> _Goal_: Print the listing as it stands, omitting all images.
-- Data lines start --
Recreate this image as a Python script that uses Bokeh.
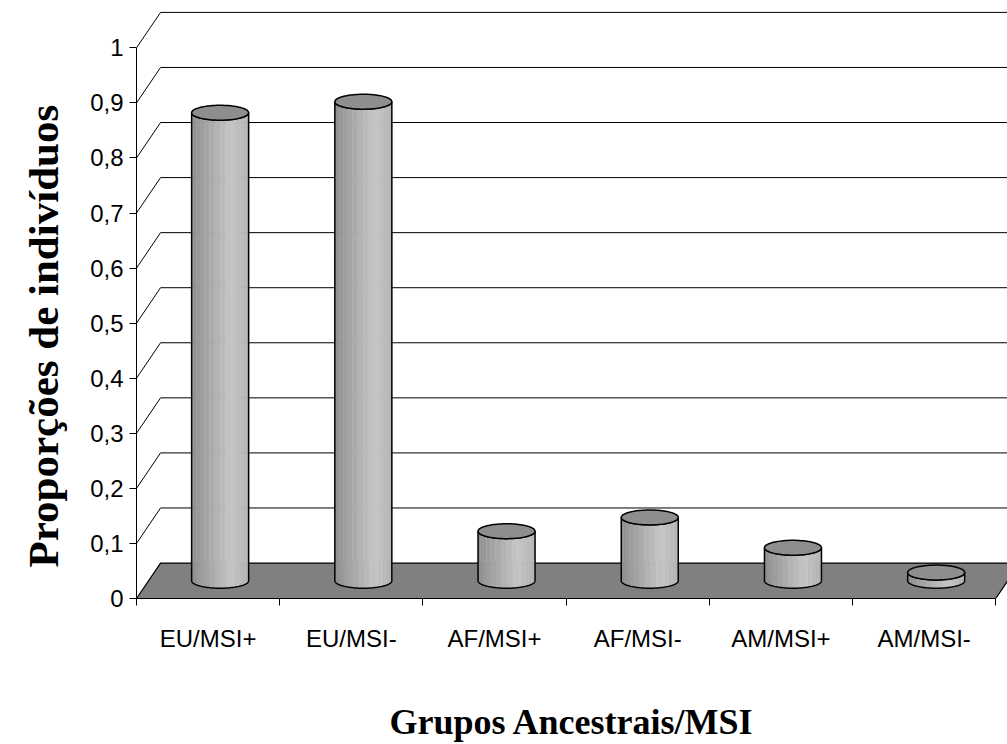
import numpy as np
from bokeh.plotting import figure
from bokeh.models import Range1d, FixedTicker, LinearAxis, ColumnDataSource, Title
from bokeh.embed import file_html
from bokeh.resources import INLINE

# Proportion of individuals per ancestral group / MSI status
categories = ["EU/MSI+", "EU/MSI-", "AF/MSI+", "AF/MSI-", "AM/MSI+", "AM/MSI-"]
proportions = [0.85, 0.87, 0.09, 0.115, 0.06, 0.015]

y_ticks = [0.0, 0.1, 0.2, 0.3, 0.4, 0.5, 0.6, 0.7, 0.8, 0.9, 1.0]
y_tick_labels = ["0", "0,1", "0,2", "0,3", "0,4", "0,5", "0,6", "0,7", "0,8", "0,9", "1"]

x_title = "Grupos Ancestrais/MSI"
y_title = "Proporções de indivíduos"

# pseudo-3D geometry (in data units)
n = len(categories)
depth_x = 0.168      # horizontal shift of the back wall, in category widths
depth_y = 0.0644     # vertical shift of the back wall, in value units
rad_x = 0.199        # cylinder radius (horizontal)
rad_y = 0.0135       # cylinder cap half-height
x_end = n + 0.082
y_end = 1.086

p = figure(width=1007, height=744, output_backend="svg", toolbar_location=None,
           x_range=Range1d(0, x_end), y_range=Range1d(0, y_end),
           x_axis_type=None, y_axis_type=None,
           min_border_left=136, min_border_right=0, min_border_top=0,
           min_border_bottom=137)
p.grid.visible = False
p.outline_line_color = None
p.background_fill_color = "white"
p.border_fill_color = "white"

# back wall gridlines with their diagonal on the side wall
for v in y_ticks[1:]:
    p.line([0, depth_x, x_end + 1], [v, v + depth_y, v + depth_y],
           line_color="black", line_width=1)

# floor
p.patch([0, depth_x, n + depth_x, n], [0, depth_y, depth_y, 0],
        fill_color="#808080", line_color="black", line_width=1.2)

# shading profile across a cylinder (0 = left edge, 1 = right edge)
shade_pos = [0.0, 0.3, 0.6, 0.85, 1.0]
shade_val = [180, 198, 175, 155, 142]

strip_xs, strip_ys, strip_col = [], [], []
out_xs, out_ys = [], []
cap_xs, cap_ys = [], []
n_strips = 16
for i, v in enumerate(proportions):
    cx = i + 0.5 + depth_x / 2
    y0 = depth_y / 2
    y1 = v + depth_y / 2
    th = np.linspace(np.pi, 0, n_strips + 1)
    for k in range(n_strips):
        tt = np.linspace(th[k], th[k + 1], 5)
        bx = cx + rad_x * np.cos(tt)
        by = y0 - rad_y * np.sin(tt)
        ty = y1 - rad_y * np.sin(tt)
        strip_xs.append(list(bx) + list(bx[::-1]))
        strip_ys.append(list(by) + list(ty[::-1]))
        t_mid = (1 - np.cos((th[k] + th[k + 1]) / 2)) / 2
        g = int(round(np.interp(t_mid, shade_pos, shade_val)))
        strip_col.append("#%02x%02x%02x" % (g, g, g))
    ta = np.linspace(np.pi, 0, 60)
    ax = cx + rad_x * np.cos(ta)
    out_xs.append(list(ax) + list(ax[::-1]))
    out_ys.append(list(y0 - rad_y * np.sin(ta)) + list((y1 - rad_y * np.sin(ta))[::-1]))
    tf = np.linspace(0, 2 * np.pi, 90)
    cap_xs.append(list(cx + rad_x * np.cos(tf)))
    cap_ys.append(list(y1 + rad_y * np.sin(tf)))

p.patches(source=ColumnDataSource(dict(xs=strip_xs, ys=strip_ys, c=strip_col)),
          xs="xs", ys="ys", fill_color="c", line_color="c", line_width=0.5)
p.patches(out_xs, out_ys, fill_color=None, line_color="black", line_width=1.5)
p.patches(cap_xs, cap_ys, fill_color="#8e8e8e", line_color="black", line_width=1.5)

# axes
tick_font = "Liberation Sans"
title_font = "Liberation Serif"

xaxis = LinearAxis(
    ticker=FixedTicker(ticks=[i + 0.5 for i in range(n)], minor_ticks=list(range(n + 1))),
    bounds=(0, n),
    major_label_overrides={i + 0.5: c for i, c in enumerate(categories)},
    major_tick_line_color=None, major_tick_in=0, major_tick_out=0,
    minor_tick_line_color="black", minor_tick_in=0, minor_tick_out=7,
    axis_line_color="black", axis_line_width=1,
    major_label_text_font=tick_font, major_label_text_font_size="24px",
    major_label_text_color="black", major_label_standoff=19,
    axis_label=x_title, axis_label_text_font=title_font,
    axis_label_text_font_style="bold", axis_label_text_font_size="36px",
    axis_label_text_color="black", axis_label_standoff=47)
p.add_layout(xaxis, "below")

yaxis = LinearAxis(
    ticker=FixedTicker(ticks=y_ticks),
    bounds=(0, 1),
    major_label_overrides={t: s for t, s in zip(y_ticks, y_tick_labels)},
    major_tick_line_color="black", major_tick_in=0, major_tick_out=7,
    minor_tick_line_color=None,
    axis_line_color="black", axis_line_width=1,
    major_label_text_font=tick_font, major_label_text_font_size="24px",
    major_label_text_color="black", major_label_standoff=6)
p.add_layout(yaxis, "left")

# vertical axis title
p.add_layout(Title(text=y_title, align="left", offset=31, standoff=37,
                   vertical_align="top",
                   text_font=title_font, text_font_style="bold",
                   text_font_size="43px", text_color="black"), "left")

open("out.html", "w").write(file_html(p, INLINE))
-- Data lines end --
> _Full output_:
Recreate this image as a Python script that uses Bokeh.
import numpy as np
from bokeh.plotting import figure
from bokeh.models import Range1d, FixedTicker, LinearAxis, ColumnDataSource, Title
from bokeh.embed import file_html
from bokeh.resources import INLINE

# Proportion of individuals per ancestral group / MSI status
categories = ["EU/MSI+", "EU/MSI-", "AF/MSI+", "AF/MSI-", "AM/MSI+", "AM/MSI-"]
proportions = [0.85, 0.87, 0.09, 0.115, 0.06, 0.015]

y_ticks = [0.0, 0.1, 0.2, 0.3, 0.4, 0.5, 0.6, 0.7, 0.8, 0.9, 1.0]
y_tick_labels = ["0", "0,1", "0,2", "0,3", "0,4", "0,5", "0,6", "0,7", "0,8", "0,9", "1"]

x_title = "Grupos Ancestrais/MSI"
y_title = "Proporções de indivíduos"

# pseudo-3D geometry (in data units)
n = len(categories)
depth_x = 0.168      # horizontal shift of the back wall, in category widths
depth_y = 0.0644     # vertical shift of the back wall, in value units
rad_x = 0.199        # cylinder radius (horizontal)
rad_y = 0.0135       # cylinder cap half-height
x_end = n + 0.082
y_end = 1.086

p = figure(width=1007, height=744, output_backend="svg", toolbar_location=None,
           x_range=Range1d(0, x_end), y_range=Range1d(0, y_end),
           x_axis_type=None, y_axis_type=None,
           min_border_left=136, min_border_right=0, min_border_top=0,
           min_border_bottom=137)
p.grid.visible = False
p.outline_line_color = None
p.background_fill_color = "white"
p.border_fill_color = "white"

# back wall gridlines with their diagonal on the side wall
for v in y_ticks[1:]:
    p.line([0, depth_x, x_end + 1], [v, v + depth_y, v + depth_y],
           line_color="black", line_width=1)

# floor
p.patch([0, depth_x, n + depth_x, n], [0, depth_y, depth_y, 0],
        fill_color="#808080", line_color="black", line_width=1.2)

# shading profile across a cylinder (0 = left edge, 1 = right edge)
shade_pos = [0.0, 0.3, 0.6, 0.85, 1.0]
shade_val = [180, 198, 175, 155, 142]

strip_xs, strip_ys, strip_col = [], [], []
out_xs, out_ys = [], []
cap_xs, cap_ys = [], []
n_strips = 16
for i, v in enumerate(proportions):
    cx = i + 0.5 + depth_x / 2
    y0 = depth_y / 2
    y1 = v + depth_y / 2
    th = np.linspace(np.pi, 0, n_strips + 1)
    for k in range(n_strips):
        tt = np.linspace(th[k], th[k + 1], 5)
        bx = cx + rad_x * np.cos(tt)
        by = y0 - rad_y * np.sin(tt)
        ty = y1 - rad_y * np.sin(tt)
        strip_xs.append(list(bx) + list(bx[::-1]))
        strip_ys.append(list(by) + list(ty[::-1]))
        t_mid = (1 - np.cos((th[k] + th[k + 1]) / 2)) / 2
        g = int(round(np.interp(t_mid, shade_pos, shade_val)))
        strip_col.append("#%02x%02x%02x" % (g, g, g))
    ta = np.linspace(np.pi, 0, 60)
    ax = cx + rad_x * np.cos(ta)
    out_xs.append(list(ax) + list(ax[::-1]))
    out_ys.append(list(y0 - rad_y * np.sin(ta)) + list((y1 - rad_y * np.sin(ta))[::-1]))
    tf = np.linspace(0, 2 * np.pi, 90)
    cap_xs.append(list(cx + rad_x * np.cos(tf)))
    cap_ys.append(list(y1 + rad_y * np.sin(tf)))

p.patches(source=ColumnDataSource(dict(xs=strip_xs, ys=strip_ys, c=strip_col)),
          xs="xs", ys="ys", fill_color="c", line_color="c", line_width=0.5)
p.patches(out_xs, out_ys, fill_color=None, line_color="black", line_width=1.5)
p.patches(cap_xs, cap_ys, fill_color="#8e8e8e", line_color="black", line_width=1.5)

# axes
tick_font = "Liberation Sans"
title_font = "Liberation Serif"

xaxis = LinearAxis(
    ticker=FixedTicker(ticks=[i + 0.5 for i in range(n)], minor_ticks=list(range(n + 1))),
    bounds=(0, n),
    major_label_overrides={i + 0.5: c for i, c in enumerate(categories)},
    major_tick_line_color=None, major_tick_in=0, major_tick_out=0,
    minor_tick_line_color="black", minor_tick_in=0, minor_tick_out=7,
    axis_line_color="black", axis_line_width=1,
    major_label_text_font=tick_font, major_label_text_font_size="24px",
    major_label_text_color="black", major_label_standoff=19,
    axis_label=x_title, axis_label_text_font=title_font,
    axis_label_text_font_style="bold", axis_label_text_font_size="36px",
    axis_label_text_color="black", axis_label_standoff=47)
p.add_layout(xaxis, "below")

yaxis = LinearAxis(
    ticker=FixedTicker(ticks=y_ticks),
    bounds=(0, 1),
    major_label_overrides={t: s for t, s in zip(y_ticks, y_tick_labels)},
    major_tick_line_color="black", major_tick_in=0, major_tick_out=7,
    minor_tick_line_color=None,
    axis_line_color="black", axis_line_width=1,
    major_label_text_font=tick_font, major_label_text_font_size="24px",
    major_label_text_color="black", major_label_standoff=6)
p.add_layout(yaxis, "left")

# vertical axis title
p.add_layout(Title(text=y_title, align="left", offset=31, standoff=37,
                   vertical_align="top",
                   text_font=title_font, text_font_style="bold",
                   text_font_size="43px", text_color="black"), "left")

open("out.html", "w").write(file_html(p, INLINE))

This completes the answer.